Un film sur le suicide,
ça vous tente ? Pour son troisième volet de la tétralogie de
la Mort (après les deux premiers Nekromantik et juste avant
Schramm), Jörg Buttgereit s’attelle donc à nous faire
vivre les derniers instants de quelques individus pris au hasard.
Enfin, lorsque l'on parle de hasard, un doute subsiste puisque dans
l'un des sketchs on apprend qu'une curieuse société propose aux
gens de se suicider. Le cinéaste s'emploie donc à nous narrer à sa
façon, le cheminement qui pousse ces êtres communs à en finir avec
leur existence, il est vrai, plutôt sinistre.
Lundi.
A commencer par cet homme
célibataire qui, semble-t-il, est amoureux des poissons. Il en
possède un dans un bocal, l'un des murs de sa chambre arbore
fièrement un tableau recensant un certain nombre de spécimens, et
l'homme va même jusqu'à en manger (ici des sardines en boit).
Maniaque de la propreté, il semble avoir envie de quitter notre
monde en laissant derrière lui un appartement nickel. Comment un
homme peut-il en arriver à ce point d'envie de mourir et penser en
même temps à passer l'aspirateur dans son salon, laver la vaisselle
et faire propre l'évier ? Une mort clean, c'est ce qu'il a
choisi. Il se rase, se lave les dents et fait couler un bain. Il se
déshabille, enfonce ses chaussettes roulées en boule à l'intérieur
de ses chaussures puis ôte son tee-shirt, son pantalon et son slip
qu'il pose soigneusement sur une chaise. Puis il s'allonge doucement
au fond de l'eau et avale tout une série de pilule préalablement
posées sur le bord de la baignoire. Fin.
Mardi.
Un homme ouvre sa boite
aux lettres, file droit jusqu'au vidéoclub de son quartier (tenu par
Jörg Buttgereit lui-même) et hésite entre plusieurs cassettes
vidéos avant de jeter son dévolu sur Vera-L'ange Fatal De La
Gestapo. Une fois à la maison, il glisse la cassette dans le
magnétophone et visionne le contenu du film.
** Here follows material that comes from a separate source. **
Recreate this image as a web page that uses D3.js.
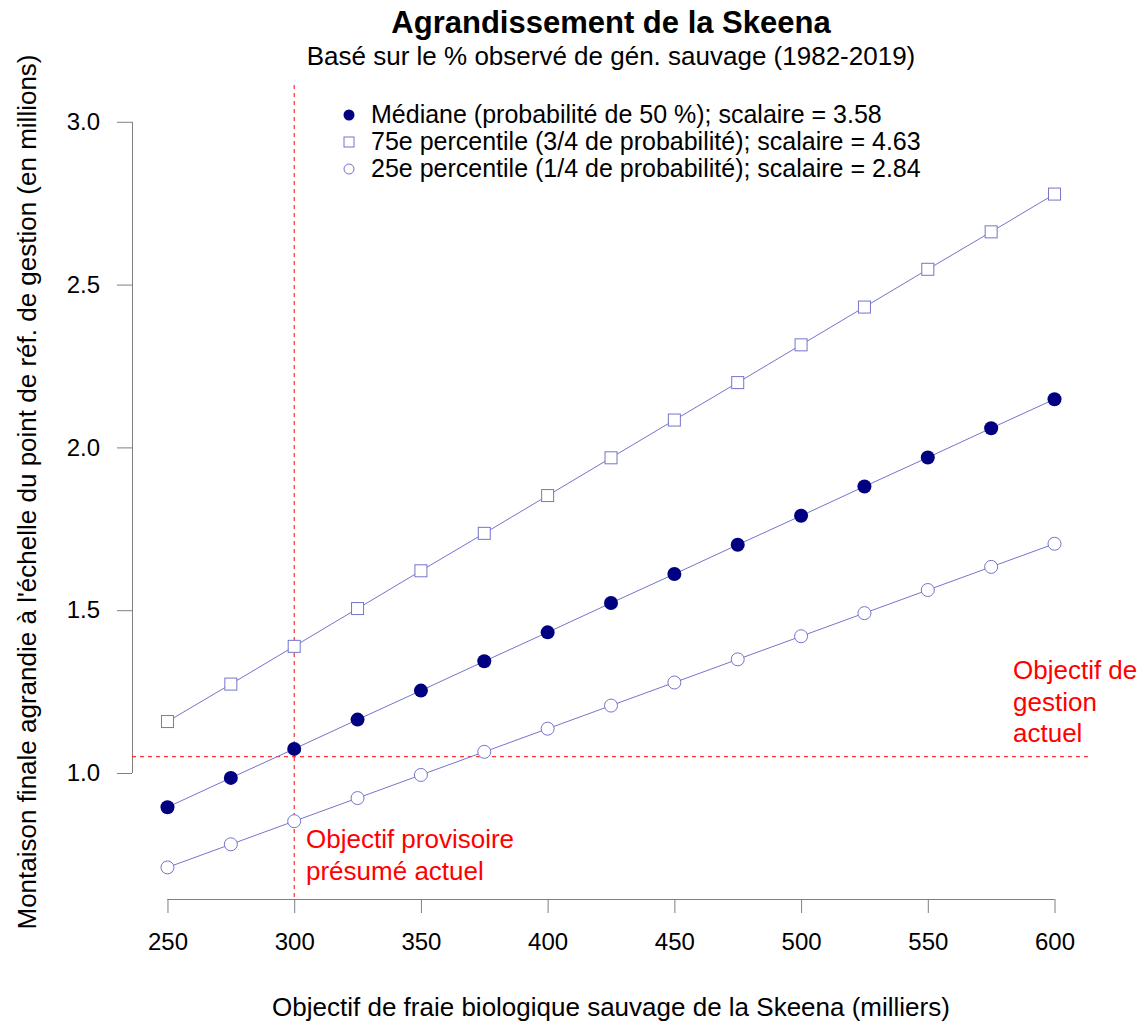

Des scènes de torture
sur fond d'Allemagne nazie. De quoi faire perdre la tête au type qui
bute sa femme illico-presto avant de se pendre. Fin.
Mercredi.
Une jeune femme marche
sous la pluie et vient s'asseoir sur un banc. A ses côtés, un
inconnu se met alors à lui expliquer que sa femme perdait du sang
durant leurs rapports. Des propos incohérents qui viennent justifier
la manière dont il a donné un terme à leur mariage. La jeune femme
assie à ses côtés se saisit du revolver qu'elle cache dans son sac
à main. Mais lorsqu'elle tire, le coup de part pas. L'homme en
profite pour se saisir de l'arme et se placer le canon de l'arme
dans la bouche après l'avoir armée. Le coup part. Fin.
Jeudi.
Des ponts. Que des ponts.
Rien que des ponts. Que viennent légender des noms d'hommes et de
femmes. Leur profession aussi. Des inconnus que l'on comprend être
des personnes qui se sont suicidées en se jetant de ces édifices.
Fin.
Vendredi.
Une femme d'un certain
âge aperçoit en regardant par la fenêtre un jeune couple qui
s'embrasse un peu plus bas dans l'immeuble. Elle tente par tous les
moyens d'entrer en contact avec eux (en descendant frapper à leur
porte et en leur téléphonant) mais ils ont disparu. La femme se
remémore son enfance lorsqu'elle surprit ses parents faisant
l'amour. C'est alors que l'on découvre les corps des deux jeunes
adultes qui s'embrassaient tout à l'heure, gisant dans leur lit et
couverts de sang. Fin.
Samedi.
Une jeune femme s'affuble
d'une caméra et part assassiner des gens au hasard des rencontres.
Fin.
Dimanche.
Un jeune homme semble en
proie à des démons. Agité, nu et allongé dans son lit, il se
tient la tête avant de chuter au sol. Ni pouvant plus, il se traîne
jusqu'au mur où là, il se cogne le front plusieurs fois jusqu'à ce
qu'il trouve la mort. Fin.
Si l'idée de réaliser
une œuvre sur un sujet aussi sensible que le suicide pouvait sembler
bonne, l'amateurisme cher à Jörg Buttgereit donne à l'ensemble de
ce Der Todesking un arrière
goût d'inachevé. Et c'est peu de le dire puisque l'interprétation
et ce rythme toujours amorphe qu'insuffle le cinéaste gâche les
possibilités infinies qu'offre un tel sujet. Pas de gore (ou si
peu), des situations pas toujours crédibles (la lettre envoyée à
ces individus et qui les pousse au suicide), se mêlent à quelques
idées très intéressantes. Comme de faire parler
le béton de ces immenses structures que sont les ponts sans nous
montrer la moindre image choc et juste en énumérant le noms de
victimes. Ou bien encore cette bobine qui s'affole durant le discours
perturbé de l'homme assis sur la banc. Cette dernière scène est
sans doute d'ailleurs la plus saisissante du film. Chaque acte est
lié au suivant par la vision d'un cadavre qui se décompose à
vitesse accélérée.
Der Todesking n'est
pas un mauvais film mais n'est pas non plus indispensable. Beaucoup
moins lent que son précédent Nekromantik 2,
il demeure cependant encore beaucoup trop mou pour être
divertissant. Dans la courte filmographie du cinéaste, il y a comme
une évolution certaine dont l'aboutissement sera son excellent
Schramm...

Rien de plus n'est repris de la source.